[Start of Supplied information]

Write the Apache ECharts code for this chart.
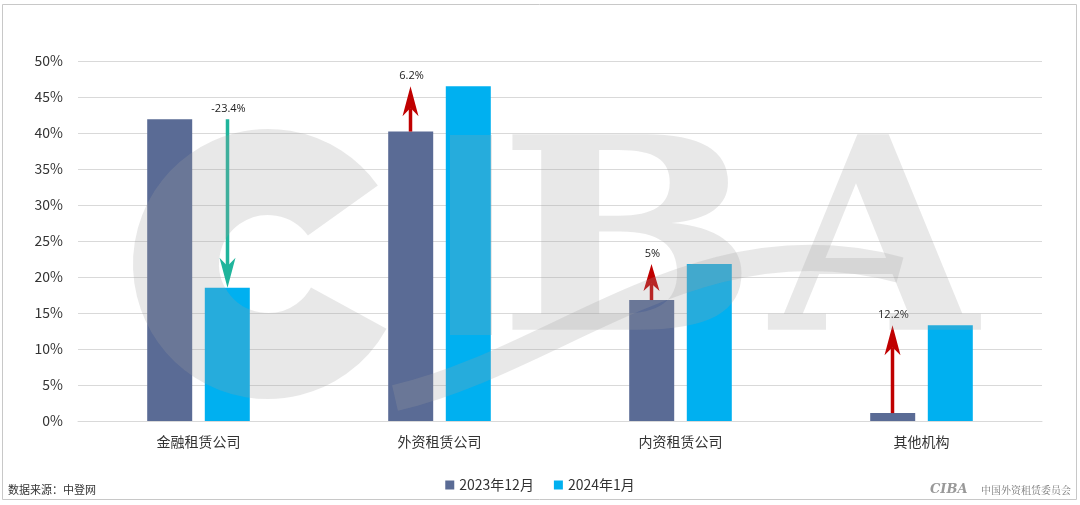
<!DOCTYPE html>
<html><head><meta charset="utf-8">
<script src="https://cdn.jsdelivr.net/npm/echarts@6/dist/echarts.min.js"></script>
<style>html,body{margin:0;padding:0;background:#fff}#c{width:1080px;height:505px}</style>
</head><body><div id="c"></div>
<script>
const categories = ['金融租赁公司', '外资租赁公司', '内资租赁公司', '其他机构'];
const seriesNames = ['2023年12月', '2024年1月'];
const dec2023 = [41.9, 40.2, 16.8, 1.1];
const jan2024 = [18.5, 46.5, 21.8, 13.3];
const yTicks = [0, 5, 10, 15, 20, 25, 30, 35, 40, 45, 50];
const changeLabels = ['-23.4%', '6.2%', '5%', '12.2%'];
const arrowOnBar = [1, 0, 0, 0]; // which bar of the pair the arrow is drawn over
const sourceText = '数据来源：中登网';
const logoText = '中国外资租赁委员会';

const FONT = '"Noto Sans CJK SC", "Noto Sans", sans-serif';
const WM = 'rgba(160,160,160,0.24)';
const arrowData = categories.map((c, i) => [i, dec2023[i], jan2024[i], arrowOnBar[i]]);

const chart = echarts.init(document.getElementById('c'));
chart.setOption({
  animation: false,
  backgroundColor: '#fff',
  grid: { left: 78, right: 38, top: 61, bottom: 84 },
  legend: {
    data: seriesNames, bottom: 8, left: 'center', itemWidth: 9, itemHeight: 9, itemGap: 20,
    icon: 'rect', textStyle: { fontFamily: FONT, fontSize: 14, color: '#333' }
  },
  xAxis: {
    type: 'category', data: categories,
    axisLine: { lineStyle: { color: '#d9d9d9' } }, axisTick: { show: false },
    axisLabel: { fontFamily: FONT, fontSize: 14, color: '#333', margin: 14 }
  },
  yAxis: {
    type: 'value', min: yTicks[0], max: yTicks[yTicks.length - 1], interval: 5,
    axisLine: { show: false }, axisTick: { show: false },
    splitLine: { lineStyle: { color: '#d9d9d9' } },
    axisLabel: { fontFamily: FONT, fontSize: 14, color: '#333', margin: 15, formatter: v => v + '%' }
  },
  series: [
    { name: seriesNames[0], type: 'bar', data: dec2023, barWidth: 45, barGap: '28%', itemStyle: { color: '#5a6b95' } },
    { name: seriesNames[1], type: 'bar', data: jan2024, barWidth: 45, itemStyle: { color: '#00b0f0' } },
    {
      type: 'custom', data: arrowData, z: 5, silent: true,
      renderItem: function (params, api) {
        const i = api.value(0), from = api.value(1), to = api.value(2), side = api.value(3);
        const cx = api.coord([i, 0])[0];
        const off = (side === 0 ? -1 : 1) * 29;
        const x = cx + off;
        const y1 = api.coord([i, from])[1];
        const y2 = api.coord([i, to])[1];
        const d = y2 < y1 ? 1 : -1; // 1 = pointing up
        const color = d === 1 ? '#c00000' : '#20b59c';
        const hl = Math.min(30, Math.abs(y1 - y2) * 0.75), hw = 8, notch = hl * 0.27;
        const topY = Math.min(y1, y2);
        return {
          type: 'group',
          children: [
            { type: 'line', shape: { x1: x, y1: y1, x2: x, y2: y2 + d * (hl - notch) }, style: { stroke: color, lineWidth: 3.5 } },
            { type: 'polygon', shape: { points: [[x, y2], [x - hw, y2 + d * hl], [x, y2 + d * (hl - notch)], [x + hw, y2 + d * hl]] }, style: { fill: color } },
            { type: 'text', x: x + 1, y: topY - 10, style: { text: changeLabels[i], fontFamily: '"Open Sans", sans-serif', fontSize: 11, fill: '#222', align: 'center', verticalAlign: 'middle' } }
          ]
        };
      }
    }
  ],
  graphic: [
    { type: 'rect', shape: { x: 2.5, y: 4.5, width: 1074, height: 495 }, style: { fill: 'none', stroke: '#c8c8c8', lineWidth: 1 }, z: 0 },
    { type: 'arc', z: 100, silent: true, shape: { cx: 268, cy: 264, r: 92, startAngle: -0.62, endAngle: 0.5, clockwise: false }, style: { stroke: WM, lineWidth: 86, fill: 'none' } },
    { type: 'rect', z: 100, silent: true, shape: { x: 450, y: 135, width: 42, height: 200 }, style: { fill: WM } },
    { type: 'text', left: 498, top: 126, z: 100, silent: true, style: { text: 'B', fontFamily: 'DejaVu Serif', fontWeight: 'bold', fontSize: 268, fill: WM }, scaleX: 1.15 },
    { type: 'text', left: 770, top: 126, z: 100, silent: true, style: { text: 'A', fontFamily: 'DejaVu Serif', fontWeight: 'bold', fontSize: 268, fill: WM } },
    { type: 'bezierCurve', z: 100, silent: true, shape: { x1: 395, y1: 398, cpx1: 560, cpy1: 360, cpx2: 700, cpy2: 215, x2: 900, y2: 270 }, style: { stroke: WM, lineWidth: 26, fill: 'none' } },
    { type: 'text', left: 8, top: 484, style: { text: sourceText, fontFamily: FONT, fontSize: 11, fill: '#333' } },
    { type: 'text', left: 930, top: 483, style: { text: 'CIBA', font: 'bold italic 13px "DejaVu Serif"', fill: '#999' } },
    { type: 'text', left: 981, top: 485, style: { text: logoText, font: '10px "Noto Serif CJK SC", "Noto Sans CJK SC", serif', fill: '#777' } }
  ]
});
</script></body></html>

[End of Supplied information]

* _Exercise brief_: Copy out all the data without changing anything, and drop the pictures.

* _Finished answer_:
Write the Apache ECharts code for this chart.
<!DOCTYPE html>
<html><head><meta charset="utf-8">
<script src="https://cdn.jsdelivr.net/npm/echarts@6/dist/echarts.min.js"></script>
<style>html,body{margin:0;padding:0;background:#fff}#c{width:1080px;height:505px}</style>
</head><body><div id="c"></div>
<script>
const categories = ['金融租赁公司', '外资租赁公司', '内资租赁公司', '其他机构'];
const seriesNames = ['2023年12月', '2024年1月'];
const dec2023 = [41.9, 40.2, 16.8, 1.1];
const jan2024 = [18.5, 46.5, 21.8, 13.3];
const yTicks = [0, 5, 10, 15, 20, 25, 30, 35, 40, 45, 50];
const changeLabels = ['-23.4%', '6.2%', '5%', '12.2%'];
const arrowOnBar = [1, 0, 0, 0]; // which bar of the pair the arrow is drawn over
const sourceText = '数据来源：中登网';
const logoText = '中国外资租赁委员会';

const FONT = '"Noto Sans CJK SC", "Noto Sans", sans-serif';
const WM = 'rgba(160,160,160,0.24)';
const arrowData = categories.map((c, i) => [i, dec2023[i], jan2024[i], arrowOnBar[i]]);

const chart = echarts.init(document.getElementById('c'));
chart.setOption({
  animation: false,
  backgroundColor: '#fff',
  grid: { left: 78, right: 38, top: 61, bottom: 84 },
  legend: {
    data: seriesNames, bottom: 8, left: 'center', itemWidth: 9, itemHeight: 9, itemGap: 20,
    icon: 'rect', textStyle: { fontFamily: FONT, fontSize: 14, color: '#333' }
  },
  xAxis: {
    type: 'category', data: categories,
    axisLine: { lineStyle: { color: '#d9d9d9' } }, axisTick: { show: false },
    axisLabel: { fontFamily: FONT, fontSize: 14, color: '#333', margin: 14 }
  },
  yAxis: {
    type: 'value', min: yTicks[0], max: yTicks[yTicks.length - 1], interval: 5,
    axisLine: { show: false }, axisTick: { show: false },
    splitLine: { lineStyle: { color: '#d9d9d9' } },
    axisLabel: { fontFamily: FONT, fontSize: 14, color: '#333', margin: 15, formatter: v => v + '%' }
  },
  series: [
    { name: seriesNames[0], type: 'bar', data: dec2023, barWidth: 45, barGap: '28%', itemStyle: { color: '#5a6b95' } },
    { name: seriesNames[1], type: 'bar', data: jan2024, barWidth: 45, itemStyle: { color: '#00b0f0' } },
    {
      type: 'custom', data: arrowData, z: 5, silent: true,
      renderItem: function (params, api) {
        const i = api.value(0), from = api.value(1), to = api.value(2), side = api.value(3);
        const cx = api.coord([i, 0])[0];
        const off = (side === 0 ? -1 : 1) * 29;
        const x = cx + off;
        const y1 = api.coord([i, from])[1];
        const y2 = api.coord([i, to])[1];
        const d = y2 < y1 ? 1 : -1; // 1 = pointing up
        const color = d === 1 ? '#c00000' : '#20b59c';
        const hl = Math.min(30, Math.abs(y1 - y2) * 0.75), hw = 8, notch = hl * 0.27;
        const topY = Math.min(y1, y2);
        return {
          type: 'group',
          children: [
            { type: 'line', shape: { x1: x, y1: y1, x2: x, y2: y2 + d * (hl - notch) }, style: { stroke: color, lineWidth: 3.5 } },
            { type: 'polygon', shape: { points: [[x, y2], [x - hw, y2 + d * hl], [x, y2 + d * (hl - notch)], [x + hw, y2 + d * hl]] }, style: { fill: color } },
            { type: 'text', x: x + 1, y: topY - 10, style: { text: changeLabels[i], fontFamily: '"Open Sans", sans-serif', fontSize: 11, fill: '#222', align: 'center', verticalAlign: 'middle' } }
          ]
        };
      }
    }
  ],
  graphic: [
    { type: 'rect', shape: { x: 2.5, y: 4.5, width: 1074, height: 495 }, style: { fill: 'none', stroke: '#c8c8c8', lineWidth: 1 }, z: 0 },
    { type: 'arc', z: 100, silent: true, shape: { cx: 268, cy: 264, r: 92, startAngle: -0.62, endAngle: 0.5, clockwise: false }, style: { stroke: WM, lineWidth: 86, fill: 'none' } },
    { type: 'rect', z: 100, silent: true, shape: { x: 450, y: 135, width: 42, height: 200 }, style: { fill: WM } },
    { type: 'text', left: 498, top: 126, z: 100, silent: true, style: { text: 'B', fontFamily: 'DejaVu Serif', fontWeight: 'bold', fontSize: 268, fill: WM }, scaleX: 1.15 },
    { type: 'text', left: 770, top: 126, z: 100, silent: true, style: { text: 'A', fontFamily: 'DejaVu Serif', fontWeight: 'bold', fontSize: 268, fill: WM } },
    { type: 'bezierCurve', z: 100, silent: true, shape: { x1: 395, y1: 398, cpx1: 560, cpy1: 360, cpx2: 700, cpy2: 215, x2: 900, y2: 270 }, style: { stroke: WM, lineWidth: 26, fill: 'none' } },
    { type: 'text', left: 8, top: 484, style: { text: sourceText, fontFamily: FONT, fontSize: 11, fill: '#333' } },
    { type: 'text', left: 930, top: 483, style: { text: 'CIBA', font: 'bold italic 13px "DejaVu Serif"', fill: '#999' } },
    { type: 'text', left: 981, top: 485, style: { text: logoText, font: '10px "Noto Serif CJK SC", "Noto Sans CJK SC", serif', fill: '#777' } }
  ]
});
</script></body></html>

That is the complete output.